Services like Netflix and YouTube have made the most recent films readily available to anyone. Can we find anything of value in the muck of b-movies, ambitious failures and exploitative crap-fests? We’re going to find out in Dispatches from Instant View Purgatory.
What’re we watching: “Hudson Hawk,” an infamous $48 million flop that closed TriStar Pictures and almost ruined writer and star Bruce Willis’ career. This was in 1991, right after “Die Hard 2.” It still almost destroyed Willis.
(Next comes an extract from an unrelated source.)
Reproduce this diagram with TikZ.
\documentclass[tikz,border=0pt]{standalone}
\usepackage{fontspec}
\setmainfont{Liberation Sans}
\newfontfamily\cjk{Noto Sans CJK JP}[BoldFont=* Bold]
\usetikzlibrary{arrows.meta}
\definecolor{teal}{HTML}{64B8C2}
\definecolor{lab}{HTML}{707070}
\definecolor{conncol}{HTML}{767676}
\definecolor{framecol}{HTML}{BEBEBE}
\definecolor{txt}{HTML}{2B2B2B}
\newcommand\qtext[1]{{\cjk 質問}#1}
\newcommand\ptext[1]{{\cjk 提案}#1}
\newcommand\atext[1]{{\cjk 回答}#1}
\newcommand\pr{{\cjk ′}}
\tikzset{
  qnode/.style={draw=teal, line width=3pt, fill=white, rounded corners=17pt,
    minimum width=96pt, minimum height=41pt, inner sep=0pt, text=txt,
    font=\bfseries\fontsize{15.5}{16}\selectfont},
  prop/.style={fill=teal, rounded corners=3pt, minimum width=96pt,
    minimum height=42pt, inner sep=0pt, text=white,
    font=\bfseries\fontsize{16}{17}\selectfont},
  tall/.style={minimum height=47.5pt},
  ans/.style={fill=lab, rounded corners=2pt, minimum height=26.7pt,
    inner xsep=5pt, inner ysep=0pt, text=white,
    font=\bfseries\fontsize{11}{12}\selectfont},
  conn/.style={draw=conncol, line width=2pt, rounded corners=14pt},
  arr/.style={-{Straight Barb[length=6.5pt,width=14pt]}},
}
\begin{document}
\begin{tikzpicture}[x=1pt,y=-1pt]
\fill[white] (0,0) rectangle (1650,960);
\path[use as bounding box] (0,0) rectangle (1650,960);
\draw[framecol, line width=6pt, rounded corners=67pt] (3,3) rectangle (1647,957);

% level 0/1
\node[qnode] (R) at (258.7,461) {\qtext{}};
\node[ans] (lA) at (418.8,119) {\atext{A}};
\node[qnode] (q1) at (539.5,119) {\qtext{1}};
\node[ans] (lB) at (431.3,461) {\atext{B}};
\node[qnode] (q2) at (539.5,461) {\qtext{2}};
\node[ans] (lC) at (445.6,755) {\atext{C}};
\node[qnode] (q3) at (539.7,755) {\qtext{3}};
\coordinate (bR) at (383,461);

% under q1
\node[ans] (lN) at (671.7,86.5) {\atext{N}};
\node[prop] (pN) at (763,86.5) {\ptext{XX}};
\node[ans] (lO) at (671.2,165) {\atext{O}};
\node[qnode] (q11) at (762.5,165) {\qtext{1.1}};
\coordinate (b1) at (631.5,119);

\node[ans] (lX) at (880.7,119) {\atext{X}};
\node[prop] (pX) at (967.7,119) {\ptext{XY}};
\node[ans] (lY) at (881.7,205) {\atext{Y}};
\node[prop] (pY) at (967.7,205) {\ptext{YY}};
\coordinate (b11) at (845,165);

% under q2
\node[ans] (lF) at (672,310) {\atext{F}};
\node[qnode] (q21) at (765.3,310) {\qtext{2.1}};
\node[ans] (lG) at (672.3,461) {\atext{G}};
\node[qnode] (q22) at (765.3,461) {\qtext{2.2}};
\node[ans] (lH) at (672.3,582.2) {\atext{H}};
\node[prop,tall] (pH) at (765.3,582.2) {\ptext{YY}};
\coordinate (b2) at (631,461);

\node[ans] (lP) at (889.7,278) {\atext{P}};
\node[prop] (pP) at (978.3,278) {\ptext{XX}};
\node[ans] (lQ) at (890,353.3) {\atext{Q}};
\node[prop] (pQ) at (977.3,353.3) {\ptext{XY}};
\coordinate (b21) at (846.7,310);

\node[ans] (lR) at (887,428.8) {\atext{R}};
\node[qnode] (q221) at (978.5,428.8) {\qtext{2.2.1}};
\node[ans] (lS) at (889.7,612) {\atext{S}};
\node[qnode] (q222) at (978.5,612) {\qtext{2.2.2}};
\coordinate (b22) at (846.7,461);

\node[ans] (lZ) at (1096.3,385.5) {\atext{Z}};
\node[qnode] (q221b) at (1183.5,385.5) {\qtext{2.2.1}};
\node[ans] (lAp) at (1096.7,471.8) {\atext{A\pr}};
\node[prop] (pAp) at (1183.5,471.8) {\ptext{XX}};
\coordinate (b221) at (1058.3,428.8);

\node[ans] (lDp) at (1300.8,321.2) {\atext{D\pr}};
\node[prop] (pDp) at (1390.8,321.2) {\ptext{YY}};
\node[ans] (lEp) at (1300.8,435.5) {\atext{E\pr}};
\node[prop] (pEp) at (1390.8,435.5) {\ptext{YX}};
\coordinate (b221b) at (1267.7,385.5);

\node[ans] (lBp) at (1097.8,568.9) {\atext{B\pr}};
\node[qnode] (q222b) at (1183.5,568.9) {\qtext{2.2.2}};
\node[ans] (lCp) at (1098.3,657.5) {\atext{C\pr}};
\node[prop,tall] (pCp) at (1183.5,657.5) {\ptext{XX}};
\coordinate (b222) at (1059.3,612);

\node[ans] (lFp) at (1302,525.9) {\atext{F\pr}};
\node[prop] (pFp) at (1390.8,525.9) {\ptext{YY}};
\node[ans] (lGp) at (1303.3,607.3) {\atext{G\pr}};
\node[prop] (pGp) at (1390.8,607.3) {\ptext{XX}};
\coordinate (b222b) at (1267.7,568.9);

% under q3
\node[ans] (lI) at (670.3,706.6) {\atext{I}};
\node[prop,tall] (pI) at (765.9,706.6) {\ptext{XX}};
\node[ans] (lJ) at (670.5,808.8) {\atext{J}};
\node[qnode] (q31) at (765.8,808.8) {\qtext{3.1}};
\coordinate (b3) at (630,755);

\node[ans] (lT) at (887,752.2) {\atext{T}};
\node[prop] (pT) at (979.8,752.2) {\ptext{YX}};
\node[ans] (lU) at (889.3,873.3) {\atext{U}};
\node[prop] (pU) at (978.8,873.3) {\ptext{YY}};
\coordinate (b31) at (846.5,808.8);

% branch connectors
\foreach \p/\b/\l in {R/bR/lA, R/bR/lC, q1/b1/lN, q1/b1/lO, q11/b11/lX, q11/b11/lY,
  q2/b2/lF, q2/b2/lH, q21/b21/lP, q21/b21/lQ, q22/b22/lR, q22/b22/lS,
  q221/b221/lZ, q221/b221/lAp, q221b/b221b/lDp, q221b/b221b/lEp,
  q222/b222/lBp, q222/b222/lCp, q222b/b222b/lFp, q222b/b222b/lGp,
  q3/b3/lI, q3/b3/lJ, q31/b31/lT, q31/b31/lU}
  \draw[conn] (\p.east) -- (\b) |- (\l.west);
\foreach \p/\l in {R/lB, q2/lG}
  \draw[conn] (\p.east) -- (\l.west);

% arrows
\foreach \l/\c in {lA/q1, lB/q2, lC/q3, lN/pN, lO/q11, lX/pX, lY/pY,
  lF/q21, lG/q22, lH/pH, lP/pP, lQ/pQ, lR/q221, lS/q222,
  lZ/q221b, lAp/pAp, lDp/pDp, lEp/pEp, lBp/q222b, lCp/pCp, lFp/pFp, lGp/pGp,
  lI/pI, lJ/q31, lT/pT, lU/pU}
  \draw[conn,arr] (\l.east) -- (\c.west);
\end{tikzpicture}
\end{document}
It was that bad.
What does it look like: Imagine everything you liked about the original and remake of “Ocean’s 11.” Now take all of that away and add a bunch of cartoony slap-stick, “Paint Your Wagon” style and a variety of terrible performances. Looks awful, doesn’t it?
What’s going on: Willis stars as the Hudson Hawk, an infamous cat burglar who gets out of jail only to have a variety of factions try to enlist him to pull off a series of jobs. He sings and dances with his partner, played by Dan Aiello, as they commit crime in search of a da Vinci relic hidden somewhere in Europe.
What works: The movie is a who’s-who of people who were briefly popular in the ’90s. Frank Stallone, Sandra Bernhard, David Caruso and Andie MacDowell all have starring roles. If that’s something you would like to see, “Hudson Hawk” is willing to provide it in one of the most painful settings possible.
What doesn’t: Virtually everything. From the first forced sing-along, to the hang-gliding, Nintendo referencing finale, this is one of the worst movies of the 90s. It’s a movie that tortures you for wanting to see it. It’s like Bruce Willis leers at you from the screen, daring you to watch, asking if you have the gall to sit through this ambitiously terrible lark.
Skip to: The credits would be a really great place to jump to. The first singing robbery isn’t too terrible, and it gives you a nice intro to what the rest of the movie looks like. I guess you might as well watch the grenade launching sing-along at the end, despite it being one of the dumbest sequences I’ve probably ever seen.
The Verdict: I hate to damn a movie permanently. I love to celebrate ambitious failures and look past the problems of a movie and see it for what it wanted to be, but “Hudson Hawk” is just that terrible of a movie. Don’t watch it. Don’t even watch it out of curiosity. I’m begging you. Please.